**SOURCE DATA:**
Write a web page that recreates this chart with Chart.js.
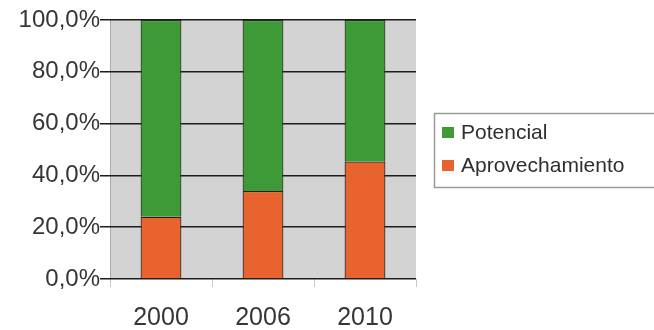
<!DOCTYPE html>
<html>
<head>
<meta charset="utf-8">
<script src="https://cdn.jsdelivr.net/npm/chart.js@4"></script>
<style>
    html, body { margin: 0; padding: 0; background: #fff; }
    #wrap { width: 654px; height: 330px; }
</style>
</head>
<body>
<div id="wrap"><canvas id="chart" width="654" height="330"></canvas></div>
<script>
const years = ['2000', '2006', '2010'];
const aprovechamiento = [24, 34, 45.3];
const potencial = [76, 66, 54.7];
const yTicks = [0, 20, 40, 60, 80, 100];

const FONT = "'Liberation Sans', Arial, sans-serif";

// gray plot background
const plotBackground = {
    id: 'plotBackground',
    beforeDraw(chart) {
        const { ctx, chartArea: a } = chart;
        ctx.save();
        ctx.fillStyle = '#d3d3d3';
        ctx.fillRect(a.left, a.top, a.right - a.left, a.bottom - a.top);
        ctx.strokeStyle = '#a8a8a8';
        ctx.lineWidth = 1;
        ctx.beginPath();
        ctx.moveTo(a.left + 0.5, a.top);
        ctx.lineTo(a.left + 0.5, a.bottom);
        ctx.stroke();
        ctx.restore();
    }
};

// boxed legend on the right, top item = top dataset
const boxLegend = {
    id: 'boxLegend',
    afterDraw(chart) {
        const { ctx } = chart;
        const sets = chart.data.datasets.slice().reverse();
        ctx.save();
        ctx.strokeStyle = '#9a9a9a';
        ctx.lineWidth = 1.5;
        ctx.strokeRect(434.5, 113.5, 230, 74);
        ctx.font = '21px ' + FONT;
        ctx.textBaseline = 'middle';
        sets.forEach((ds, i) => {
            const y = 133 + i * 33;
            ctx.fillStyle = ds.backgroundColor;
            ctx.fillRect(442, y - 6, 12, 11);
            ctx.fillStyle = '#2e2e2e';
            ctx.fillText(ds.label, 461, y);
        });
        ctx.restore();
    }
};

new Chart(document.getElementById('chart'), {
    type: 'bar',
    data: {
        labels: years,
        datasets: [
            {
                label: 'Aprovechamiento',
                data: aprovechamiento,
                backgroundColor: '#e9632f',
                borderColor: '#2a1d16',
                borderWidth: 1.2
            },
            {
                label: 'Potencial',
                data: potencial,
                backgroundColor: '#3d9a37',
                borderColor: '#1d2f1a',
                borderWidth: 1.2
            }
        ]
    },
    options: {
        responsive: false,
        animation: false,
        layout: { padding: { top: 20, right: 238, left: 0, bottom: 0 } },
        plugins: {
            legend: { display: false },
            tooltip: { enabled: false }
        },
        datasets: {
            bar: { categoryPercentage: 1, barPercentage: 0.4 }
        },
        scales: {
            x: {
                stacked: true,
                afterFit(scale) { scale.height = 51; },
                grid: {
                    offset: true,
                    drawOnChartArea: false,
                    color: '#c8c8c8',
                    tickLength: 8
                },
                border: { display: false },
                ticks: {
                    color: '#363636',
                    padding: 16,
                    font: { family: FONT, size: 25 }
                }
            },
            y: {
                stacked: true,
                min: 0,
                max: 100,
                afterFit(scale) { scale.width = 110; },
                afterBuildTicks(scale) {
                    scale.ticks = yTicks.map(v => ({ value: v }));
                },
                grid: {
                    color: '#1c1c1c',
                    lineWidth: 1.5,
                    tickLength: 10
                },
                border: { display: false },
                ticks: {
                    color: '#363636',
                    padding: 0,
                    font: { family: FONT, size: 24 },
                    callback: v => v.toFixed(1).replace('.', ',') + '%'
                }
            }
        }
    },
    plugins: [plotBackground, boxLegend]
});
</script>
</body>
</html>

**GOAL:**
Transcribe the full listing character for character. Pictures are excluded.

**FINISHED EXERCISE:**
Write a web page that recreates this chart with Chart.js.
<!DOCTYPE html>
<html>
<head>
<meta charset="utf-8">
<script src="https://cdn.jsdelivr.net/npm/chart.js@4"></script>
<style>
    html, body { margin: 0; padding: 0; background: #fff; }
    #wrap { width: 654px; height: 330px; }
</style>
</head>
<body>
<div id="wrap"><canvas id="chart" width="654" height="330"></canvas></div>
<script>
const years = ['2000', '2006', '2010'];
const aprovechamiento = [24, 34, 45.3];
const potencial = [76, 66, 54.7];
const yTicks = [0, 20, 40, 60, 80, 100];

const FONT = "'Liberation Sans', Arial, sans-serif";

// gray plot background
const plotBackground = {
    id: 'plotBackground',
    beforeDraw(chart) {
        const { ctx, chartArea: a } = chart;
        ctx.save();
        ctx.fillStyle = '#d3d3d3';
        ctx.fillRect(a.left, a.top, a.right - a.left, a.bottom - a.top);
        ctx.strokeStyle = '#a8a8a8';
        ctx.lineWidth = 1;
        ctx.beginPath();
        ctx.moveTo(a.left + 0.5, a.top);
        ctx.lineTo(a.left + 0.5, a.bottom);
        ctx.stroke();
        ctx.restore();
    }
};

// boxed legend on the right, top item = top dataset
const boxLegend = {
    id: 'boxLegend',
    afterDraw(chart) {
        const { ctx } = chart;
        const sets = chart.data.datasets.slice().reverse();
        ctx.save();
        ctx.strokeStyle = '#9a9a9a';
        ctx.lineWidth = 1.5;
        ctx.strokeRect(434.5, 113.5, 230, 74);
        ctx.font = '21px ' + FONT;
        ctx.textBaseline = 'middle';
        sets.forEach((ds, i) => {
            const y = 133 + i * 33;
            ctx.fillStyle = ds.backgroundColor;
            ctx.fillRect(442, y - 6, 12, 11);
            ctx.fillStyle = '#2e2e2e';
            ctx.fillText(ds.label, 461, y);
        });
        ctx.restore();
    }
};

new Chart(document.getElementById('chart'), {
    type: 'bar',
    data: {
        labels: years,
        datasets: [
            {
                label: 'Aprovechamiento',
                data: aprovechamiento,
                backgroundColor: '#e9632f',
                borderColor: '#2a1d16',
                borderWidth: 1.2
            },
            {
                label: 'Potencial',
                data: potencial,
                backgroundColor: '#3d9a37',
                borderColor: '#1d2f1a',
                borderWidth: 1.2
            }
        ]
    },
    options: {
        responsive: false,
        animation: false,
        layout: { padding: { top: 20, right: 238, left: 0, bottom: 0 } },
        plugins: {
            legend: { display: false },
            tooltip: { enabled: false }
        },
        datasets: {
            bar: { categoryPercentage: 1, barPercentage: 0.4 }
        },
        scales: {
            x: {
                stacked: true,
                afterFit(scale) { scale.height = 51; },
                grid: {
                    offset: true,
                    drawOnChartArea: false,
                    color: '#c8c8c8',
                    tickLength: 8
                },
                border: { display: false },
                ticks: {
                    color: '#363636',
                    padding: 16,
                    font: { family: FONT, size: 25 }
                }
            },
            y: {
                stacked: true,
                min: 0,
                max: 100,
                afterFit(scale) { scale.width = 110; },
                afterBuildTicks(scale) {
                    scale.ticks = yTicks.map(v => ({ value: v }));
                },
                grid: {
                    color: '#1c1c1c',
                    lineWidth: 1.5,
                    tickLength: 10
                },
                border: { display: false },
                ticks: {
                    color: '#363636',
                    padding: 0,
                    font: { family: FONT, size: 24 },
                    callback: v => v.toFixed(1).replace('.', ',') + '%'
                }
            }
        }
    },
    plugins: [plotBackground, boxLegend]
});
</script>
</body>
</html>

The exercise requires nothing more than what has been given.